Snowflake was one of the first decoupled storage and compute architectures, making it the first to have nearly unlimited compute scale and workload isolation, and horizontal user scalability. It runs on AWS, Azure and GCP. It is multi-tenant over shared resources in nature and requires you to move data out of your VPC and into the Snowflake cloud. “Virtual Private Snowflake” (VPS) is its highest-priced tier, and can run a dedicated isolated version of Snowflake. Its virtual warehouses can be T-shirt sized along an XS/S/M…/4XL axis, where each discrete T-shirt size is bundled with fixed HW properties that are abstracted from the users.

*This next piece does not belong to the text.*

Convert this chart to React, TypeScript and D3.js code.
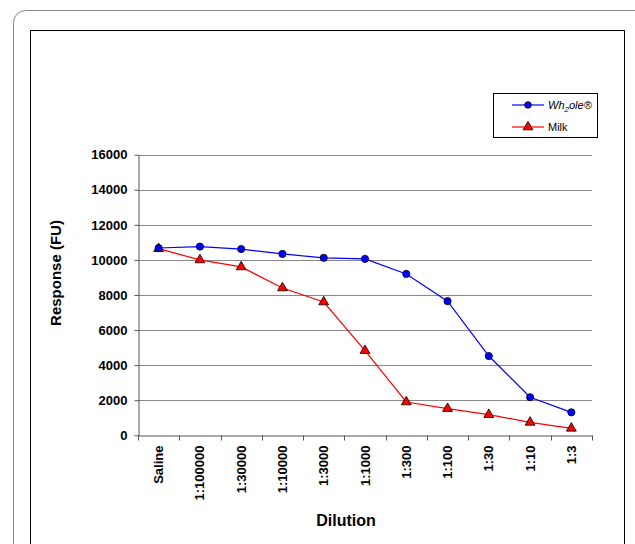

BigQuery was one of the first decoupled storage and compute architectures. It is a unique piece of engineering and not a typical data warehouse in part because it started as an on-demand serverless query engine. It runs in multi-tenancy with shared resources, allocated as “slots” which represent a virtual CPU that executes SQL. BigQuery determines how many slots a query requires, without the ability of the user to control it.
Snowflake scales very well both for data volumes and query concurrency. The decoupled storage/compute architecture supports resizing clusters without downtime, and in addition, supports auto-scaling horizontally for higher query concurrency during peak hours.
BigQuery scales very well to large data volumes, and automatically assigns more compute resources when needed behind the scenes, in the form of “slots”. BigQuery works either in an “on-demand pricing model”, where slot assignment is completely in the hands of BigQuery and the state of the shared resource pool, or in “flat-rate pricing model” where slots are reserved in advanced. With reserved slots there is more control over compute resources, thus making scaling more predictable. Concurrency is limited to 100 users by default.
Snowflake typically comes on top for most queries when it comes to performance in public TPC-based benchmarks when compared to BigQuery and Redshift, but only marginally. Its micro partition storage approach effectively scans less data compared to larger partitions. The ability to isolate workloads over the decoupled storage & compute architecture lets you avoid competition for resources compared to multi-tenant shared resource solutions, and the ability to increase warehouse sizes can often enhance performance (for a higher price), but not always linearly. Snowflake’s recently released “Search optimization service” delivers index-like behavior for point queries, but comes at an additional cost.
BigQuery lines up in benchmarks in the same ballpark as other cloud data warehouses but does come in consistently last in most queries. Beyond implementing according to best practices, there is little you can do to accelerate BigQuery performance, as it determines the amount of resources (slots) the query needs for you. BigQuery can be used together with “BigQuery BI Engine” for lower latency analytics. However, BI Engine is limited in terms of scale because it runs in memory. Its maximum capacity is 100GB.
Snowflake has broader support for use cases beyond traditional reporting and dashboards. Its decoupled storage and compute architecture enables you to isolate different workloads to meet SLAs, and it also supports high user concurrency. But Snowflake also does not provide interactive or ad hoc query performance because of inefficient data access along with a lack of extensive indexing and query optimization. Snowflake also cannot support streaming or low latency ingestion below one minute ingestion intervals. All of these limitations exclude Snowflake from many operational use cases and most customer-facing applications that require second-level performance.
BigQuery, like Snowflake, has broader support for use cases beyond reporting and dashboards. You can isolate workloads by assigning each workload to different reserved slots. Unlike Snowflake, Redshift, or Athena, BigQuery also supports low latency streaming. But like these other three technologies. BigQuery also lacks the performance to support interactive or ad hoc queries at scale. This eliminates BigQuery from being a great option for many operational and customer-facing use cases where the users demand a few seconds of wait at worst, which translates to sub-second query times for the data warehouse.